Connecting the Disconnect

An exception to the disconnect between the American people on the one hand - who are vehemently opposed to the bailout, and the government and the media on the other - who are trying to pretend that the American people and their opposition don't exist, and even if they do, if people would just do as they're told and let the government fix everything it will all be just fine - no, really! - is this excellent piece in Friday's Wall Street Journal:
Another Bubble Bursts

EXCERPTS:

Testifying before Congress yesterday, Mr. Greenspan pinned the crisis on mortgage securitizers, risk modelers and lending institutions, thus contributing to the Washington narrative that government had little to do with it. The Fed's monetary policy apparently gets a pass. The media and Members of Congress will use Mr. Greenspan's testimony to impugn the very free market principles that the former Ayn Rand protégé has spent his life promoting. It was a painful spectacle to watch.

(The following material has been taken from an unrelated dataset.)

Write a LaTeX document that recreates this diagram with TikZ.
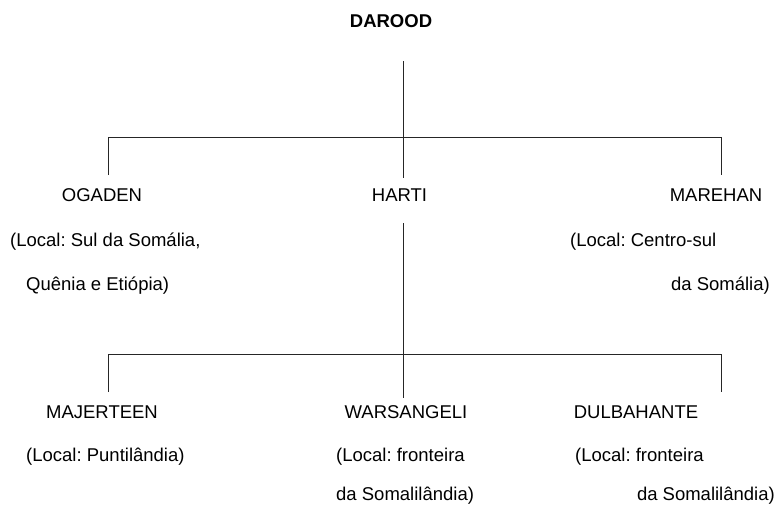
\documentclass[tikz,border=0pt]{standalone}
\usepackage{fontspec}
\setmainfont{Liberation Sans}
\frenchspacing

\begin{document}
\begin{tikzpicture}[x=1pt,y=-1pt,
every node/.style={inner sep=0pt,font=\fontsize{18.5}{22}\selectfont},
clan/.style={anchor=base},
local/.style={anchor=base west},
localright/.style={anchor=base east},
branch/.style={line width=1pt,draw=black!85}]
\useasboundingbox (0,0) rectangle (776,507);

%root
\node[clan,font=\fontsize{18.5}{22}\selectfont\bfseries] (darood) at (391,27.5) {DAROOD};

%first level
\node[clan] (ogaden) at (102,201.5) {OGADEN};
\node[clan] (harti) at (399.5,201.5) {HARTI};
\node[clan] (marehan) at (716,201.5) {MAREHAN};
\node[local] (ogaden1) at (10,246.5) {(Local: Sul da Somália,};
\node[local] (ogaden2) at (26,290) {Quênia e Etiópia)};
\node[local] (marehan1) at (570,246.5) {(Local: Centro-sul};
\node[localright] (marehan2) at (770,290) {da Somália)};

%second level
\node[clan] (majerteen) at (102,418) {MAJERTEEN};
\node[clan] (warsangeli) at (406,418) {WARSANGELI};
\node[clan] (dulbahante) at (636,418) {DULBAHANTE};
\node[local] (majerteen1) at (26,461.5) {(Local: Puntilândia)};
\node[local] (warsangeli1) at (336,461.5) {(Local: fronteira};
\node[local] (warsangeli2) at (336,500) {da Somalilândia)};
\node[local] (dulbahante1) at (575,461.5) {(Local: fronteira};
\node[localright] (dulbahante2) at (775,500) {da Somalilândia)};

%free ends of the lines
\coordinate (dtop) at (403,61);
\coordinate (dbar) at (403,137);
\coordinate (otop) at (108,175);
\coordinate (obar) at (108,137);
\coordinate (mtop) at (721,175);
\coordinate (mbar) at (721,137);
\coordinate (htop) at (403,178);
\coordinate (hbot) at (403,223);
\coordinate (wtop) at (403,398);
\coordinate (jtop) at (108,392);
\coordinate (jbar) at (108,354);
\coordinate (btop) at (721,392);
\coordinate (bbar) at (721,354);

%lines
\draw[branch] (dtop) -- (dbar);
\draw[branch] (otop) -- (obar) -- (mbar) -- (mtop);
\draw[branch] (dbar) -- (htop);
\draw[branch] (hbot) -- (wtop);
\draw[branch] (jtop) -- (jbar) -- (bbar) -- (btop);
\end{tikzpicture}
\end{document}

As for the second bubble, this one began in August 2007 with the onset of the credit panic. This is Ben Bernanke's creation. The Fed chose to confront the credit crunch as if it were mainly a problem of too little liquidity, not fear of insolvency. To that end it flooded the economy with money, while taking short-term interest rates down to 2% from 5.25% in seven months. The panic only got worse, and this September's stampede finally led the Treasury and Fed to address the solvency problem by supplying public capital and numerous guarantees to the financial system.

. . .

The tragedy of the second bubble is that it has left the economy in a weaker position to ride out the housing slump and credit panic. The American consumer has been whipsawed with $4 dollar gas and food inflation, while entire industries have been put on the edge of bankruptcy. Detroit's auto makers have spent the last year taking down their truck and SUV assembly lines while gearing up to make hybrids and electric cars, even as their cash flow has been ravaged. Their new investments are based on the expectation that oil will stay high permanently, but will the market for hybrids exist if oil is $50 a barrel?

As Congress plumbs the causes of our current mess, the main one is hiding in plain sight: Reckless monetary policy that did so much to create the credit mania and then compounded the felony with a commodity bubble and run on the dollar whose damage is now becoming apparent. The American people intuitively understand what's been done to them, which is why they are so angry. If the next President ignores the monetary roots of our troubles, he is courting the same fate as George W. Bush.